Saturday, May 01, 2004

It's May, it's May, the lusty month of May....

....and thus, time for a new masthead: "Tristan and Isolde", by Edmund Blair Leighton.

The tale of Tristan and Isolde is one of those "periphery" tales that surround the Arthurian legends, much like Lancelot and Elaine or Sir Gawain and the Green Knight. Originally the tale was not part of the "Matter of Britain", but it ended up closely wound up with the Arthurian mythos. A good amount of information about "Tristan and Isolde" can be found here (incidentally, this is part of a larger site that appears worthy of further examination, since I only discovered it about ten minutes ago as of this writing).

This legend is also the source of Richard Wagner's opera Tristan und Isolde, the Prelude of which is often cited as a "dividing line" when chromaticism in music became so prevalent that tonality had ceased to exist. The Tristan prelude paved the way for composers like Arnold Schoenberg and Anton Weber in the twentieth century to dispense with tonality altogether, for good or ill. (A complete copy of the vocal score to Tristan und Isolde can be viewed here. I don't know why I've never thought of it before, but the Web seems to me perfectly suited for making music scores widely available for lovers of classical music. Score-reading is a pleasure denied to too many music lovers, I suspect.)

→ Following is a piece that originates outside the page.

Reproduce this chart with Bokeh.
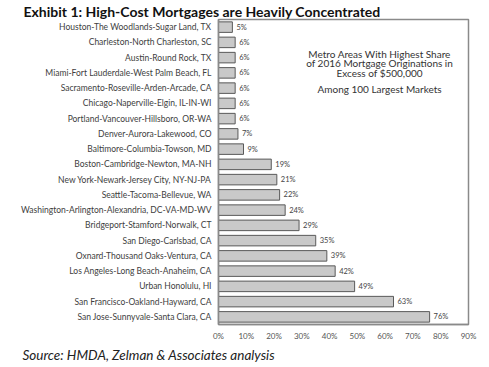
from bokeh.plotting import figure
from bokeh.models import Range1d, FactorRange, Label, FixedTicker, ColumnDataSource, Title
from bokeh.core.properties import value
from bokeh.embed import file_html
from bokeh.resources import INLINE

metros = [
    "Houston-The Woodlands-Sugar Land, TX",
    "Charleston-North Charleston, SC",
    "Austin-Round Rock, TX",
    "Miami-Fort Lauderdale-West Palm Beach, FL",
    "Sacramento-Roseville-Arden-Arcade, CA",
    "Chicago-Naperville-Elgin, IL-IN-WI",
    "Portland-Vancouver-Hillsboro, OR-WA",
    "Denver-Aurora-Lakewood, CO",
    "Baltimore-Columbia-Towson, MD",
    "Boston-Cambridge-Newton, MA-NH",
    "New York-Newark-Jersey City, NY-NJ-PA",
    "Seattle-Tacoma-Bellevue, WA",
    "Washington-Arlington-Alexandria, DC-VA-MD-WV",
    "Bridgeport-Stamford-Norwalk, CT",
    "San Diego-Carlsbad, CA",
    "Oxnard-Thousand Oaks-Ventura, CA",
    "Los Angeles-Long Beach-Anaheim, CA",
    "Urban Honolulu, HI",
    "San Francisco-Oakland-Hayward, CA",
    "San Jose-Sunnyvale-Santa Clara, CA",
]
shares = [5, 6, 6, 6, 6, 6, 6, 7, 9, 19, 21, 22, 24, 29, 35, 39, 42, 49, 63, 76]
x_ticks = [0, 10, 20, 30, 40, 50, 60, 70, 80, 90]
x_tick_labels = ["0%", "10%", "20%", "30%", "40%", "50%", "60%", "70%", "80%", "90%"]

title_text = "Exhibit 1: High-Cost Mortgages are Heavily Concentrated"
note_lines = ["Metro Areas With Highest Share", "of 2016 Mortgage Originations in", "Excess of $500,000"]
note_sub = "Among 100 Largest Markets"
source_text = "Source: HMDA, Zelman & Associates analysis"

FONT = "Lato"

src = ColumnDataSource(dict(
    metro=metros,
    share=shares,
    label=[f"{v}%" for v in shares],
))

p = figure(
    output_backend="svg", toolbar_location=None,
    frame_width=250, frame_height=305,
    min_border_left=218, min_border_right=21, min_border_top=19, min_border_bottom=43,
    x_range=Range1d(0, 90),
    y_range=FactorRange(factors=list(reversed(metros)), range_padding=0),
)
p.title = Title(text=title_text, align="left", offset=-195, standoff=0,
                text_font=FONT, text_font_style="bold", text_font_size="14px",
                text_color="#111111")
p.background_fill_color = "white"
p.border_fill_color = "white"
p.outline_line_color = "#8a8a8a"
p.outline_line_width = 1.5
p.xgrid.grid_line_color = None
p.ygrid.grid_line_color = None

p.hbar(y="metro", right="share", left=0, height=0.69, source=src,
       fill_color="#c9c9c9", line_color="#5a5a5a", line_width=1)

p.text(x="share", y="metro", text="label", source=src, x_offset=4,
       text_baseline="middle", text_align="left", text_font=value(FONT),
       text_font_size="7.5px", text_color="#444444")

xa = p.xaxis[0]
xa.ticker = FixedTicker(ticks=x_ticks)
xa.major_label_overrides = {t: l for t, l in zip(x_ticks, x_tick_labels)}
xa.major_tick_line_color = None
xa.minor_tick_line_color = None
xa.major_tick_out = 0
xa.minor_tick_out = 0
xa.axis_line_color = "#8a8a8a"
xa.axis_line_width = 1.5
xa.major_label_text_font = FONT
xa.major_label_text_font_size = "8px"
xa.major_label_text_color = "#555555"
xa.major_label_standoff = 6

ya = p.yaxis[0]
ya.major_tick_line_color = None
ya.minor_tick_line_color = None
ya.major_tick_out = 0
ya.minor_tick_out = 0
ya.axis_line_color = "#8a8a8a"
ya.axis_line_width = 1.5
ya.major_label_text_font = FONT
ya.major_label_text_font_size = "8.5px"
ya.major_label_text_color = "#404040"
ya.major_label_standoff = 7

for yy, t in zip([17.77, 17.12, 16.46], note_lines):
    p.add_layout(Label(x=58.0, y=yy, text=t, text_font=FONT, text_font_size="10px",
                       text_color="#333333", text_align="center", text_baseline="middle"))
p.add_layout(Label(x=58.0, y=15.41, text=note_sub, text_font=FONT, text_font_size="10px",
                   text_color="#333333", text_align="center", text_baseline="middle"))

p.add_layout(Title(text=source_text, align="left", offset=-196, standoff=2,
                   text_font=FONT, text_font_style="italic", text_font_size="13.5px",
                   text_color="#222222"), "below")

open("out.html", "w").write(file_html(p, INLINE))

Finally, a film version of Tristan and Isolde is under development, but I couldn't turn up any news that it may be filming or done filming or whatever. Given that I haven't seen one word about this film on AICN (a site which, like it or not, airs nearly every rumor on nearly every genre film project in existence), I assume that this film is still in drydock.

(It also occurs to me that I should have archived the previous monthly mastheads, for newer readers. What I'm doing is using a different masthead image each month of 2004, drawing my selections from art devoted to the legends of King Arthur. I have already used the following paintings: January, February, March (not a painting, actually, but an engraving), and April.)